In your copy, leave out the pictures; write out all the data exactly.

+ + + +

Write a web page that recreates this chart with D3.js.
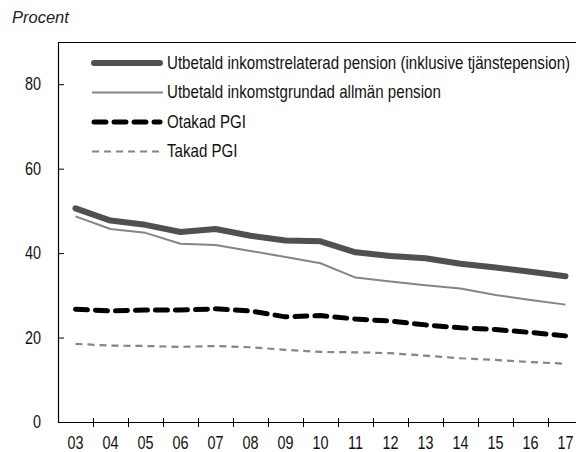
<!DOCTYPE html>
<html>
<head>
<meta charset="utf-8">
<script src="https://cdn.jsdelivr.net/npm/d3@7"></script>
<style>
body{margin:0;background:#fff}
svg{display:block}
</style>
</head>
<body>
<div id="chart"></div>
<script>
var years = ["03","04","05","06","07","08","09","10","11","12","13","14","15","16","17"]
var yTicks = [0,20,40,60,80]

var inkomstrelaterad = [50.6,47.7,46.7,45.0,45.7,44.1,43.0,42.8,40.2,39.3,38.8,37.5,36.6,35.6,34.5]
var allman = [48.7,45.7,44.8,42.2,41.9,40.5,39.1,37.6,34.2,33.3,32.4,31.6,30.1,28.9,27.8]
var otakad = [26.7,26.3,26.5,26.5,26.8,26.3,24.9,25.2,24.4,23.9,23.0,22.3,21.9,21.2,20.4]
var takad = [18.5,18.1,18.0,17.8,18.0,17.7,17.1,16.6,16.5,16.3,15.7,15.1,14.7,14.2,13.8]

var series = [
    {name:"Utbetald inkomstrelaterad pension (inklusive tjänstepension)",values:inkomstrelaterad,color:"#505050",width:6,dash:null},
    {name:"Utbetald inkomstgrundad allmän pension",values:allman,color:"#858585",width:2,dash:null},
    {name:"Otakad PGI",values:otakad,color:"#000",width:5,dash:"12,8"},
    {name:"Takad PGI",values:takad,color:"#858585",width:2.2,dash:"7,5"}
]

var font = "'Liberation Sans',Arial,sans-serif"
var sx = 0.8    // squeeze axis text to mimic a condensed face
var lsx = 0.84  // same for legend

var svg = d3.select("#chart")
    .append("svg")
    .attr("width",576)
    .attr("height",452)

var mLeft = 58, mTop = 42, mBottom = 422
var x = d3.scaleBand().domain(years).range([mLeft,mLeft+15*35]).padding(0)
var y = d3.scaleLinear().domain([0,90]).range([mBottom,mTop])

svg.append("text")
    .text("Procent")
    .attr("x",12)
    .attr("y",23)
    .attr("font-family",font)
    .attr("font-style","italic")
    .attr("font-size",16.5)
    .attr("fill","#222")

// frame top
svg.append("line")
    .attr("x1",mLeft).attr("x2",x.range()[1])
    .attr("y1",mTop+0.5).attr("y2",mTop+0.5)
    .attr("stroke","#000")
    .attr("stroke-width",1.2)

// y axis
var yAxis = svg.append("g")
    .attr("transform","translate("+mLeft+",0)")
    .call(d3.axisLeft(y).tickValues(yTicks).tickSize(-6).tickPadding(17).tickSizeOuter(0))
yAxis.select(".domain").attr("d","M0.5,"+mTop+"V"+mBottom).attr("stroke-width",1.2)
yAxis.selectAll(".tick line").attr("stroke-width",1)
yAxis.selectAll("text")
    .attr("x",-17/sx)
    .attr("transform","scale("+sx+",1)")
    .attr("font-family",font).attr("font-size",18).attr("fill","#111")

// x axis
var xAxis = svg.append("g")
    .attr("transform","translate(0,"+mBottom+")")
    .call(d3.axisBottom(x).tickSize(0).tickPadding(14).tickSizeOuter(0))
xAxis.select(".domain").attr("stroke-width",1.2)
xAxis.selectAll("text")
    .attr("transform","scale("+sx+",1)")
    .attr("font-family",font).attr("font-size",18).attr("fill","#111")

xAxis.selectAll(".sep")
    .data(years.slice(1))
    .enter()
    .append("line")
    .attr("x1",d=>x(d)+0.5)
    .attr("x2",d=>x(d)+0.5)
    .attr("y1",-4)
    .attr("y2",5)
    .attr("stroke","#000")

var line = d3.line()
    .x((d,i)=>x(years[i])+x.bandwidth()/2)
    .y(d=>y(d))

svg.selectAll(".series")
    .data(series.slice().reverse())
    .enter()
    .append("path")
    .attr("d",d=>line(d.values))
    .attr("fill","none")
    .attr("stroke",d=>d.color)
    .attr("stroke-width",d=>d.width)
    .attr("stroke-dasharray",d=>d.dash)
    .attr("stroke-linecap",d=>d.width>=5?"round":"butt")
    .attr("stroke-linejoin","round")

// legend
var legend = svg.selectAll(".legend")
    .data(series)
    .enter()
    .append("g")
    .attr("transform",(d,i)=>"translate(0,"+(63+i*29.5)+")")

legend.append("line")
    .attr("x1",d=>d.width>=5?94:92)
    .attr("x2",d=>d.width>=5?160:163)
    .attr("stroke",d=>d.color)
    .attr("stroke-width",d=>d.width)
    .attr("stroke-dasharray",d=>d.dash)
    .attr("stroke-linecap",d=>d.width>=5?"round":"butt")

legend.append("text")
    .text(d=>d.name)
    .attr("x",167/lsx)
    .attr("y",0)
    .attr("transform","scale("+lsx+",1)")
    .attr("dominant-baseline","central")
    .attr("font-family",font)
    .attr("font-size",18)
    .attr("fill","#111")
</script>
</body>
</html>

+ + + +

Answer to this task =
Write a web page that recreates this chart with D3.js.
<!DOCTYPE html>
<html>
<head>
<meta charset="utf-8">
<script src="https://cdn.jsdelivr.net/npm/d3@7"></script>
<style>
body{margin:0;background:#fff}
svg{display:block}
</style>
</head>
<body>
<div id="chart"></div>
<script>
var years = ["03","04","05","06","07","08","09","10","11","12","13","14","15","16","17"]
var yTicks = [0,20,40,60,80]

var inkomstrelaterad = [50.6,47.7,46.7,45.0,45.7,44.1,43.0,42.8,40.2,39.3,38.8,37.5,36.6,35.6,34.5]
var allman = [48.7,45.7,44.8,42.2,41.9,40.5,39.1,37.6,34.2,33.3,32.4,31.6,30.1,28.9,27.8]
var otakad = [26.7,26.3,26.5,26.5,26.8,26.3,24.9,25.2,24.4,23.9,23.0,22.3,21.9,21.2,20.4]
var takad = [18.5,18.1,18.0,17.8,18.0,17.7,17.1,16.6,16.5,16.3,15.7,15.1,14.7,14.2,13.8]

var series = [
    {name:"Utbetald inkomstrelaterad pension (inklusive tjänstepension)",values:inkomstrelaterad,color:"#505050",width:6,dash:null},
    {name:"Utbetald inkomstgrundad allmän pension",values:allman,color:"#858585",width:2,dash:null},
    {name:"Otakad PGI",values:otakad,color:"#000",width:5,dash:"12,8"},
    {name:"Takad PGI",values:takad,color:"#858585",width:2.2,dash:"7,5"}
]

var font = "'Liberation Sans',Arial,sans-serif"
var sx = 0.8    // squeeze axis text to mimic a condensed face
var lsx = 0.84  // same for legend

var svg = d3.select("#chart")
    .append("svg")
    .attr("width",576)
    .attr("height",452)

var mLeft = 58, mTop = 42, mBottom = 422
var x = d3.scaleBand().domain(years).range([mLeft,mLeft+15*35]).padding(0)
var y = d3.scaleLinear().domain([0,90]).range([mBottom,mTop])

svg.append("text")
    .text("Procent")
    .attr("x",12)
    .attr("y",23)
    .attr("font-family",font)
    .attr("font-style","italic")
    .attr("font-size",16.5)
    .attr("fill","#222")

// frame top
svg.append("line")
    .attr("x1",mLeft).attr("x2",x.range()[1])
    .attr("y1",mTop+0.5).attr("y2",mTop+0.5)
    .attr("stroke","#000")
    .attr("stroke-width",1.2)

// y axis
var yAxis = svg.append("g")
    .attr("transform","translate("+mLeft+",0)")
    .call(d3.axisLeft(y).tickValues(yTicks).tickSize(-6).tickPadding(17).tickSizeOuter(0))
yAxis.select(".domain").attr("d","M0.5,"+mTop+"V"+mBottom).attr("stroke-width",1.2)
yAxis.selectAll(".tick line").attr("stroke-width",1)
yAxis.selectAll("text")
    .attr("x",-17/sx)
    .attr("transform","scale("+sx+",1)")
    .attr("font-family",font).attr("font-size",18).attr("fill","#111")

// x axis
var xAxis = svg.append("g")
    .attr("transform","translate(0,"+mBottom+")")
    .call(d3.axisBottom(x).tickSize(0).tickPadding(14).tickSizeOuter(0))
xAxis.select(".domain").attr("stroke-width",1.2)
xAxis.selectAll("text")
    .attr("transform","scale("+sx+",1)")
    .attr("font-family",font).attr("font-size",18).attr("fill","#111")

xAxis.selectAll(".sep")
    .data(years.slice(1))
    .enter()
    .append("line")
    .attr("x1",d=>x(d)+0.5)
    .attr("x2",d=>x(d)+0.5)
    .attr("y1",-4)
    .attr("y2",5)
    .attr("stroke","#000")

var line = d3.line()
    .x((d,i)=>x(years[i])+x.bandwidth()/2)
    .y(d=>y(d))

svg.selectAll(".series")
    .data(series.slice().reverse())
    .enter()
    .append("path")
    .attr("d",d=>line(d.values))
    .attr("fill","none")
    .attr("stroke",d=>d.color)
    .attr("stroke-width",d=>d.width)
    .attr("stroke-dasharray",d=>d.dash)
    .attr("stroke-linecap",d=>d.width>=5?"round":"butt")
    .attr("stroke-linejoin","round")

// legend
var legend = svg.selectAll(".legend")
    .data(series)
    .enter()
    .append("g")
    .attr("transform",(d,i)=>"translate(0,"+(63+i*29.5)+")")

legend.append("line")
    .attr("x1",d=>d.width>=5?94:92)
    .attr("x2",d=>d.width>=5?160:163)
    .attr("stroke",d=>d.color)
    .attr("stroke-width",d=>d.width)
    .attr("stroke-dasharray",d=>d.dash)
    .attr("stroke-linecap",d=>d.width>=5?"round":"butt")

legend.append("text")
    .text(d=>d.name)
    .attr("x",167/lsx)
    .attr("y",0)
    .attr("transform","scale("+lsx+",1)")
    .attr("dominant-baseline","central")
    .attr("font-family",font)
    .attr("font-size",18)
    .attr("fill","#111")
</script>
</body>
</html>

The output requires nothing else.